Real5-OmniDocBench: A Full-Scale Physical Reconstruction Benchmark for Robust Document Parsing in the Wild
This benchmark addresses the problem of evaluating VLM performance on physical documents for researchers and developers, revealing that the 'reality gap' in document parsing is significant.
This paper introduces Real5-OmniDocBench, a benchmark that physically reconstructs 1,355 images from OmniDocBench v1.5 across five real-world scenarios: Scanning, Warping, Screen-Photography, Illumination, and Skew. This allows for rigorous attribution of performance degradation in Vision-Language Models (VLMs) to specific real-world factors.

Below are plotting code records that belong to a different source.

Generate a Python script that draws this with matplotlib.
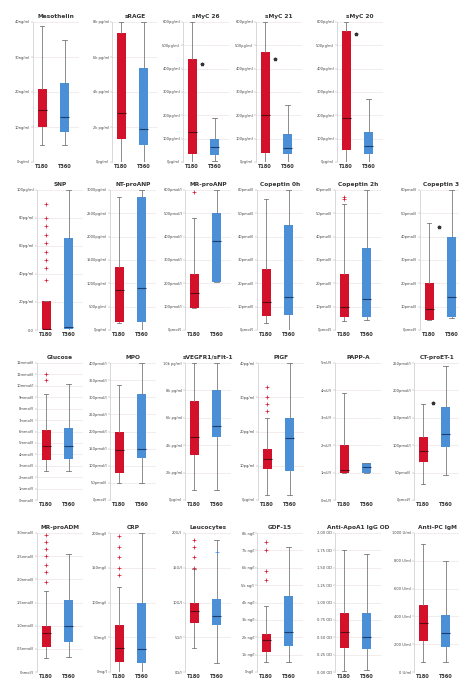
import matplotlib.pyplot as plt

# panel titles, row by row
titles = ['Mesothelin', 'sRAGE', 'sMyC 26', 'sMyC 21', 'sMyC 20',
          'SNP', 'NT-proANP', 'MR-proANP', 'Copeptin 0h', 'Copeptin 2h', 'Copeptin 3h',
          'Glucose', 'MPO', 'sVEGFR1/sFlt-1', 'PlGF', 'PAPP-A', 'CT-proET-1',
          'MR-proADM', 'CRP', 'Leucocytes', 'GDF-15', 'Anti-ApoA1 IgG OD', 'Anti-PC IgM']

# y axis tick labels per panel (bottom to top)
ytick_labels = [
    ['0ng/ml', '10ng/ml', '20ng/ml', '30ng/ml', '40ng/ml'],
    ['0pg/ml', '2k pg/ml', '4k pg/ml', '6k pg/ml', '8k pg/ml'],
    ['0pg/ml', '100pg/ml', '200pg/ml', '300pg/ml', '400pg/ml', '500pg/ml', '600pg/ml'],
    ['0pg/ml', '100pg/ml', '200pg/ml', '300pg/ml', '400pg/ml', '500pg/ml', '600pg/ml'],
    ['0pg/ml', '100pg/ml', '200pg/ml', '300pg/ml', '400pg/ml', '500pg/ml', '600pg/ml'],
    ['0,0', '20pg/ml', '40pg/ml', '60pg/ml', '80pg/ml', '100pg/ml'],
    ['0pg/ml', '500pg/ml', '1000pg/ml', '1500pg/ml', '2000pg/ml', '2500pg/ml', '3000pg/ml'],
    ['0pmol/l', '100pmol/l', '200pmol/l', '300pmol/l', '400pmol/l', '500pmol/l', '600pmol/l'],
    ['0pmol/l', '10pmol/l', '20pmol/l', '30pmol/l', '40pmol/l', '50pmol/l', '60pmol/l'],
    ['0pmol/l', '10pmol/l', '20pmol/l', '30pmol/l', '40pmol/l', '50pmol/l', '60pmol/l'],
    ['0pmol/l', '10pmol/l', '20pmol/l', '30pmol/l', '40pmol/l', '50pmol/l', '60pmol/l'],
    ['0mmol/l', '1mmol/l', '2mmol/l', '3mmol/l', '4mmol/l', '5mmol/l', '6mmol/l',
     '7mmol/l', '8mmol/l', '9mmol/l', '10mmol/l', '11mmol/l', '12mmol/l'],
    ['0pmol/l', '50pmol/l', '100pmol/l', '150pmol/l', '200pmol/l', '250pmol/l',
     '300pmol/l', '350pmol/l', '400pmol/l'],
    ['0pg/ml', '2k pg/ml', '4k pg/ml', '6k pg/ml', '8k pg/ml', '10k pg/ml'],
    ['0pg/ml', '10pg/ml', '20pg/ml', '30pg/ml', '40pg/ml'],
    ['0mU/l', '1mU/l', '2mU/l', '3mU/l', '4mU/l', '5mU/l'],
    ['0pmol/l', '50pmol/l', '100pmol/l', '150pmol/l', '200pmol/l', '250pmol/l'],
    ['0nmol/l', '0.5nmol/l', '1.0nmol/l', '1.5nmol/l', '2.0nmol/l', '2.5nmol/l', '3.0nmol/l'],
    ['0mg/l', '50mg/l', '100mg/l', '150mg/l', '200mg/l'],
    ['0G/l', '5G/l', '10G/l', '15G/l', '20G/l'],
    ['0ng/l', '1k ng/l', '2k ng/l', '3k ng/l', '4k ng/l', '5k ng/l', '6k ng/l', '7k ng/l', '8k ng/l'],
    ['0.00 OD', '0.25 OD', '0.50 OD', '0.75 OD', '1.00 OD', '1.25 OD', '1.50 OD', '1.75 OD', '2.00 OD'],
    ['0 U/ml', '200 U/ml', '400 U/ml', '600 U/ml', '800 U/ml', '1000 U/ml'],
]

# box stats in tick units: (whislo, q1, med, q3, whishi)
t180_stats = [
    (0.5, 1.0, 1.5, 2.1, 3.9), (0.0, 0.65, 1.4, 3.68, 4.0), (0.0, 0.35, 1.3, 4.4, 6.0),
    (0.0, 0.4, 2.0, 4.7, 6.0), (0.0, 0.5, 1.9, 5.6, 6.0),
    (0.0, 0.03, 0.05, 1.05, 1.05), (0.3, 0.35, 1.7, 2.7, 5.7), (0.95, 0.95, 1.6, 2.4, 4.8),
    (0.3, 0.6, 1.2, 2.6, 5.6), (0.4, 0.55, 1.0, 2.4, 5.4), (0.45, 0.45, 0.9, 2.0, 4.6),
    (2.5, 3.5, 4.7, 6.1, 9.3), (1.0, 1.55, 2.9, 4.0, 6.7), (0.35, 1.65, 2.3, 3.6, 5.0),
    (0.15, 0.9, 1.2, 1.5, 2.4), (1.0, 1.0, 1.1, 2.0, 3.9), (0.6, 1.4, 1.8, 2.3, 3.5),
    (0.6, 1.1, 1.7, 2.0, 3.5), (0.0, 0.3, 0.7, 1.35, 2.45), (0.7, 1.4, 1.75, 2.0, 2.95),
    (0.6, 1.15, 1.85, 2.2, 3.8), (0.05, 1.4, 2.3, 3.4, 7.0), (0.35, 1.1, 1.75, 2.4, 4.6),
]
t360_stats = [
    (0.5, 0.85, 1.3, 2.25, 3.5), (0.0, 0.5, 0.95, 2.7, 4.0), (0.05, 0.3, 0.65, 1.0, 1.9),
    (0.0, 0.35, 0.6, 1.2, 2.45), (0.0, 0.35, 0.7, 1.3, 2.7),
    (0.0, 0.05, 0.1, 3.3, 5.0), (0.0, 0.35, 1.8, 5.7, 6.0), (2.05, 2.05, 3.8, 5.0, 6.0),
    (0.0, 0.65, 1.4, 4.5, 6.0), (0.45, 0.55, 1.35, 3.5, 6.0), (0.5, 0.55, 1.4, 4.0, 6.0),
    (2.5, 3.6, 4.7, 6.3, 10.2), (1.0, 2.45, 3.0, 6.2, 8.0), (0.35, 2.3, 2.7, 4.0, 5.0),
    (0.15, 0.85, 1.8, 2.4, 4.0), (1.0, 1.0, 1.2, 1.35, 1.35), (0.9, 1.95, 2.4, 3.4, 4.9),
    (0.65, 1.3, 2.0, 3.1, 5.1), (0.0, 0.25, 0.65, 2.0, 4.0), (0.25, 1.35, 1.6, 2.1, 3.8),
    (0.6, 1.5, 2.3, 4.4, 7.2), (0.1, 1.3, 2.0, 3.4, 6.8), (0.35, 0.9, 1.4, 2.05, 4.0),
]

# outliers in tick units
t180_fliers = [
    [], [], [], [], [],
    [1.8, 2.2, 2.5, 2.8, 3.1, 3.4, 3.7, 4.0, 4.5], [], [5.9], [], [5.7, 5.6], [],
    [10.5, 11.0], [], [], [2.6, 2.8, 3.0, 3.3], [], [],
    [3.9, 4.3, 4.6, 5.0, 5.3, 5.6, 5.9], [2.8, 3.0, 3.3, 3.6, 3.9], [3.0, 3.3, 3.6, 3.8],
    [5.3, 5.8, 7.0, 7.5], [], [],
]
t360_fliers = [
    [], [], [], [], [],
    [], [], [], [], [], [],
    [], [], [], [], [], [],
    [], [], [3.45], [], [], [],
]

# significance star height (tick units), None where absent
stars = [None, None, 4.2, 4.4, 5.5,
         None, None, None, None, None, 4.4,
         None, None, None, None, None, 3.55,
         None, None, None, None, None, None]

groups = ['T180', 'T360']
red = '#d4112b'
blue = '#4b8fd6'

fig = plt.figure(figsize=(4.59, 6.82), dpi=100)
W, H = 459.0, 682.0

row_lefts = [[33, 112, 183, 256, 337],
             [37, 110, 185, 257, 335, 420],
             [37, 110, 185, 258, 335, 414],
             [37, 110, 185, 257, 335, 414]]
row_tops = [22, 190, 363, 533]
row_bottoms = [162, 330, 500, 672]

i = 0
for r, lefts in enumerate(row_lefts):
    for left in lefts:
        ax = fig.add_axes([left / W, 1 - row_bottoms[r] / H, 46 / W,
                           (row_bottoms[r] - row_tops[r]) / H])
        stats = []
        for g, s, fl in ((groups[0], t180_stats[i], t180_fliers[i]),
                         (groups[1], t360_stats[i], t360_fliers[i])):
            stats.append(dict(label=g, whislo=s[0], q1=s[1], med=s[2],
                              q3=s[3], whishi=s[4], fliers=fl))
        bp = ax.bxp(stats, positions=[1, 2], widths=0.4, patch_artist=True,
                    showcaps=True,
                    whiskerprops=dict(color='#7a7a7a', lw=0.6),
                    capprops=dict(color='#7a7a7a', lw=0.6),
                    boxprops=dict(lw=0),
                    flierprops=dict(marker='+', markersize=2.2,
                                    markeredgewidth=0.5))
        for k, col in enumerate([red, blue]):
            bp['boxes'][k].set_facecolor(col)
            bp['medians'][k].set_color('#5a0a14' if k == 0 else '#1c3f70')
            bp['medians'][k].set_linewidth(0.8)
            bp['fliers'][k].set_markeredgecolor(col)
        if stars[i] is not None:
            ax.plot([1.45], [stars[i]], marker='*', color='#333333',
                    markersize=2.5, linestyle='none')
        labels = ytick_labels[i]
        top = len(labels) - 1
        ax.set_ylim(0, top)
        ax.set_xlim(0.59, 2.64)
        ax.set_yticks(range(len(labels)))
        ax.set_yticklabels(labels, fontsize=2.6, color='#444444')
        ax.yaxis.grid(True, color='#eadede', lw=0.4)
        ax.set_axisbelow(True)
        ax.tick_params(axis='y', length=1.2, width=0.3, pad=1, color='#999999')
        ax.tick_params(axis='x', length=0, pad=1.5)
        ax.set_xticks([1, 2])
        ax.set_xticklabels(groups, fontsize=3.6, fontweight='bold', color='#333333')
        for sp in ['top', 'right', 'bottom']:
            ax.spines[sp].set_visible(False)
        ax.spines['left'].set_color('#bbbbbb')
        ax.spines['left'].set_linewidth(0.4)
        ax.set_title(titles[i], fontsize=4.2, fontweight='bold', color='#333333', pad=3)
        i += 1

fig.savefig('out.png', dpi=100)
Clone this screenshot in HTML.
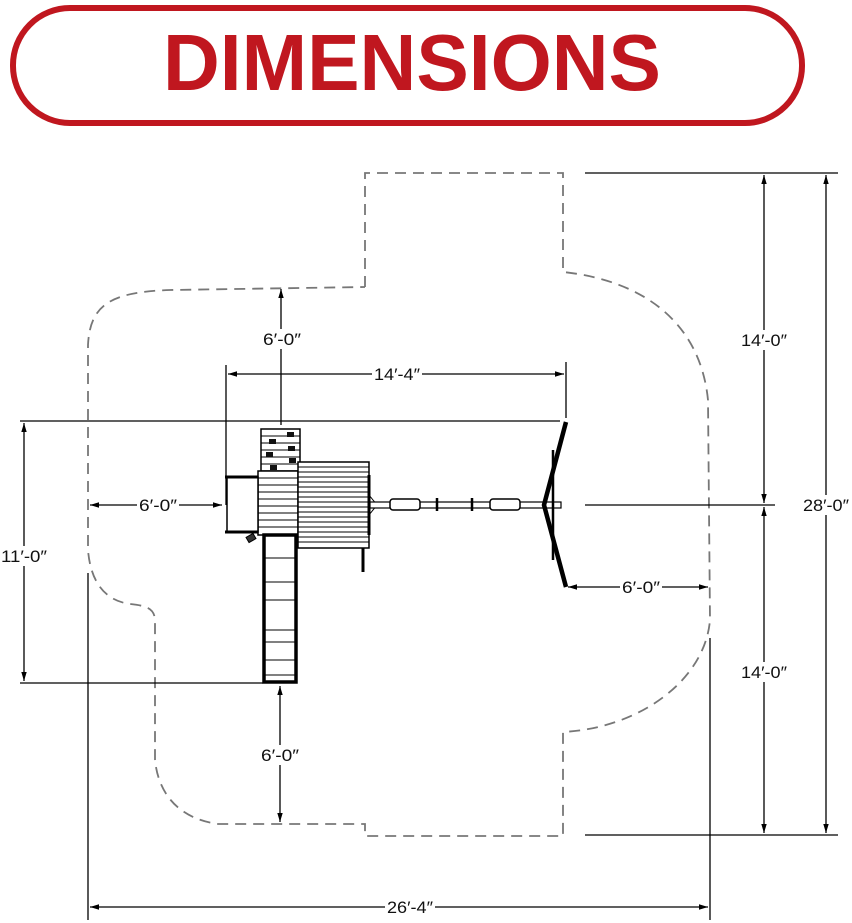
<!DOCTYPE html>
<html><head><meta charset="utf-8"><style>
html,body{margin:0;padding:0;background:#fff;}
svg{display:block;}
text{font-family:"Liberation Sans",sans-serif;}
</style></head><body>
<svg width="852" height="923" viewBox="0 0 852 923" xmlns="http://www.w3.org/2000/svg">
<defs>
<marker id="a" viewBox="0 0 10 10" refX="10" refY="5" markerWidth="7" markerHeight="7" orient="auto-start-reverse"><path d="M0,2 L10,5 L0,8 z" fill="#000"/></marker>
</defs>
<!-- header -->
<rect x="13" y="8" width="789" height="115" rx="57" ry="57" fill="#fff" stroke="#c0171f" stroke-width="6"/>
<text x="412" y="90" font-size="80" font-weight="bold" fill="#c0171f" text-anchor="middle" textLength="498" lengthAdjust="spacingAndGlyphs">DIMENSIONS</text>

<!-- dashed boundary -->
<path d="M365,287 L365,173 L563,173 L563,272 C640,280 700,320 708,400 L710,620 C705,680 640,728 563,732 L563,836 L365,836 L365,824 L218,824 C175,818 158,790 155,760 L155,622 C155,610 150,606 130,604 C100,600 90,575 88,550 L88,345 C90,305 110,292 170,290 L365,287"
 fill="none" stroke="#777" stroke-width="1.8" stroke-dasharray="11,7"/>

<g stroke="#000" stroke-width="1.3" fill="none">
<!-- right dims -->
<line x1="585" y1="173" x2="838" y2="173"/>
<line x1="585" y1="505" x2="775" y2="505"/>
<line x1="585" y1="835" x2="838" y2="835"/>
<line x1="764" y1="175" x2="764" y2="503" marker-start="url(#a)" marker-end="url(#a)"/>
<line x1="764" y1="507" x2="764" y2="833" marker-start="url(#a)" marker-end="url(#a)"/>
<line x1="826" y1="175" x2="826" y2="833" marker-start="url(#a)" marker-end="url(#a)"/>
<!-- 11'-0" -->
<line x1="20" y1="421" x2="560" y2="421"/>
<line x1="20" y1="683" x2="263" y2="683"/>
<line x1="24" y1="423" x2="24" y2="681" marker-start="url(#a)" marker-end="url(#a)"/>
<!-- 14'-4" -->
<line x1="226" y1="365" x2="226" y2="505"/>
<line x1="566" y1="362" x2="566" y2="418"/>
<line x1="228" y1="374" x2="564" y2="374" marker-start="url(#a)" marker-end="url(#a)"/>
<!-- 6'-0" top -->
<line x1="281" y1="289" x2="281" y2="425" marker-start="url(#a)"/>
<!-- 6'-0" left -->
<line x1="90" y1="505" x2="222" y2="505" marker-start="url(#a)" marker-end="url(#a)"/>
<!-- 6'-0" right -->
<line x1="568" y1="587" x2="708" y2="587" marker-start="url(#a)" marker-end="url(#a)"/>
<!-- 6'-0" bottom -->
<line x1="280" y1="686" x2="280" y2="822" marker-start="url(#a)" marker-end="url(#a)"/>
<!-- 26'-4" -->
<line x1="88" y1="573" x2="88" y2="920"/>
<line x1="710" y1="638" x2="710" y2="920"/>
<line x1="90" y1="907" x2="708" y2="907" marker-start="url(#a)" marker-end="url(#a)"/>
</g>

<!-- labels -->
<g font-size="17" fill="#111" text-anchor="middle">
<rect x="740" y="330" width="48" height="20" fill="#fff"/><text x="764" y="346" textLength="46" lengthAdjust="spacingAndGlyphs">14′-0″</text>
<rect x="740" y="662" width="48" height="20" fill="#fff"/><text x="764" y="678" textLength="46" lengthAdjust="spacingAndGlyphs">14′-0″</text>
<rect x="800" y="495" width="52" height="20" fill="#fff"/><text x="826" y="511" textLength="46" lengthAdjust="spacingAndGlyphs">28′-0″</text>
<rect x="0" y="546" width="48" height="20" fill="#fff"/><text x="24" y="562" textLength="46" lengthAdjust="spacingAndGlyphs">11′-0″</text>
<rect x="372" y="364" width="50" height="20" fill="#fff"/><text x="397" y="380" textLength="46" lengthAdjust="spacingAndGlyphs">14′-4″</text>
<rect x="262" y="329" width="40" height="20" fill="#fff"/><text x="282" y="345" textLength="38" lengthAdjust="spacingAndGlyphs">6′-0″</text>
<rect x="137" y="495" width="42" height="20" fill="#fff"/><text x="158" y="511" textLength="38" lengthAdjust="spacingAndGlyphs">6′-0″</text>
<rect x="620" y="577" width="42" height="20" fill="#fff"/><text x="641" y="593" textLength="38" lengthAdjust="spacingAndGlyphs">6′-0″</text>
<rect x="260" y="745" width="40" height="20" fill="#fff"/><text x="280" y="761" textLength="38" lengthAdjust="spacingAndGlyphs">6′-0″</text>
<rect x="385" y="897" width="50" height="20" fill="#fff"/><text x="410" y="913" textLength="46" lengthAdjust="spacingAndGlyphs">26′-4″</text>
</g>

<!-- playset -->
<g stroke="#000" fill="#fff">
<!-- tower top -->
<rect x="261" y="429" width="39" height="42" stroke-width="1.5"/>
<g stroke-width="1"><line x1="261" y1="436" x2="300" y2="436"/><line x1="261" y1="443" x2="300" y2="443"/><line x1="261" y1="450" x2="300" y2="450"/><line x1="261" y1="457" x2="300" y2="457"/><line x1="261" y1="464" x2="300" y2="464"/></g>
<g fill="#111" stroke="none"><rect x="287" y="432" width="7" height="5"/><rect x="269" y="439" width="7" height="5"/><rect x="288" y="446" width="7" height="5"/><rect x="266" y="452" width="7" height="5"/><rect x="289" y="458" width="7" height="5"/><rect x="270" y="465" width="7" height="5"/></g>
<!-- deck -->
<rect x="258" y="471" width="40" height="64" stroke-width="1.5"/>
<g stroke-width="1"><line x1="258" y1="478" x2="298" y2="478"/><line x1="258" y1="485" x2="298" y2="485"/><line x1="258" y1="492" x2="298" y2="492"/><line x1="258" y1="499" x2="298" y2="499"/><line x1="258" y1="506" x2="298" y2="506"/><line x1="258" y1="513" x2="298" y2="513"/><line x1="258" y1="520" x2="298" y2="520"/><line x1="258" y1="527" x2="298" y2="527"/></g>
<!-- left box -->
<rect x="227" y="477" width="31" height="55" stroke-width="1.5"/>
<line x1="225" y1="477" x2="258" y2="477" stroke-width="3"/>
<line x1="225" y1="532" x2="258" y2="532" stroke-width="3"/>
<rect x="247" y="535" width="8" height="6" fill="#333" transform="rotate(-30 251 538)"/>
<!-- roof -->
<rect x="298" y="462" width="71" height="86" stroke-width="1.5"/>
<g stroke-width="0.9">
<line x1="298" y1="467" x2="369" y2="467"/><line x1="298" y1="472" x2="369" y2="472"/><line x1="298" y1="477" x2="369" y2="477"/><line x1="298" y1="482" x2="369" y2="482"/><line x1="298" y1="487" x2="369" y2="487"/><line x1="298" y1="492" x2="369" y2="492"/><line x1="298" y1="497" x2="369" y2="497"/><line x1="298" y1="502" x2="369" y2="502"/><line x1="298" y1="507" x2="369" y2="507"/><line x1="298" y1="512" x2="369" y2="512"/><line x1="298" y1="517" x2="369" y2="517"/><line x1="298" y1="522" x2="369" y2="522"/><line x1="298" y1="527" x2="369" y2="527"/><line x1="298" y1="532" x2="369" y2="532"/><line x1="298" y1="537" x2="369" y2="537"/><line x1="298" y1="542" x2="369" y2="542"/>
</g>
<line x1="369" y1="475" x2="369" y2="535" stroke-width="3"/>
<!-- pole -->
<line x1="363" y1="548" x2="363" y2="572" stroke-width="3"/>
<!-- slide -->
<rect x="264" y="535" width="32" height="147" stroke-width="3.5"/>
<g stroke-width="1"><line x1="264" y1="558" x2="296" y2="558"/><line x1="264" y1="582" x2="296" y2="582"/><line x1="264" y1="600" x2="296" y2="600"/><line x1="264" y1="630" x2="296" y2="630"/><line x1="264" y1="642" x2="296" y2="642"/><line x1="264" y1="660" x2="296" y2="660"/><line x1="264" y1="675" x2="296" y2="675"/></g>
<!-- swing beam -->
<path d="M369,495 L377,505 L369,515" fill="none" stroke-width="1"/>
<rect x="370" y="502" width="191" height="6" stroke-width="1.2"/>
<rect x="390" y="499" width="30" height="11" rx="3" stroke-width="1.5"/>
<rect x="490" y="499" width="30" height="11" rx="3" stroke-width="1.5"/>
<line x1="437" y1="498" x2="437" y2="511" stroke-width="2.5"/>
<line x1="472" y1="498" x2="472" y2="511" stroke-width="2.5"/>
<!-- A-frame -->
<path d="M566,422 L544,505 L566,587" fill="none" stroke-width="4.5"/>
<line x1="553" y1="450" x2="553" y2="560" stroke-width="2.5"/>
</g>
</svg>
</body></html>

While Vision-Language Models (VLMs) achieve near-perfect scores on digital document benchmarks like OmniDocBench, their performance in the unpredictable physical world remains largely unknown due to the lack of controlled yet realistic evaluations. We introduce Real5-OmniDocBench, the first benchmark that performs a full-scale, one-to-one physical reconstruction of the entire OmniDocBench v1.5 (1,355 images) across five critical real-world scenarios: Scanning, Warping, Screen-Photography, Illumination, and Skew. Unlike prior benchmark that either lack digital correspondence or employ partial sampling, our complete ground-truth mapping enables, for the first time, rigorous factor-wise attribution of performance degradation-allowing us to pinpoint whether failures stem from geometric distortions, optical artifacts, or model limitations. Our benchmark establishes a challenging new standard for the community, demonstrating that the 'reality gap' in document parsing is far from closed, and provides a diagnostic tool to guide the development of truly resilient document intelligence.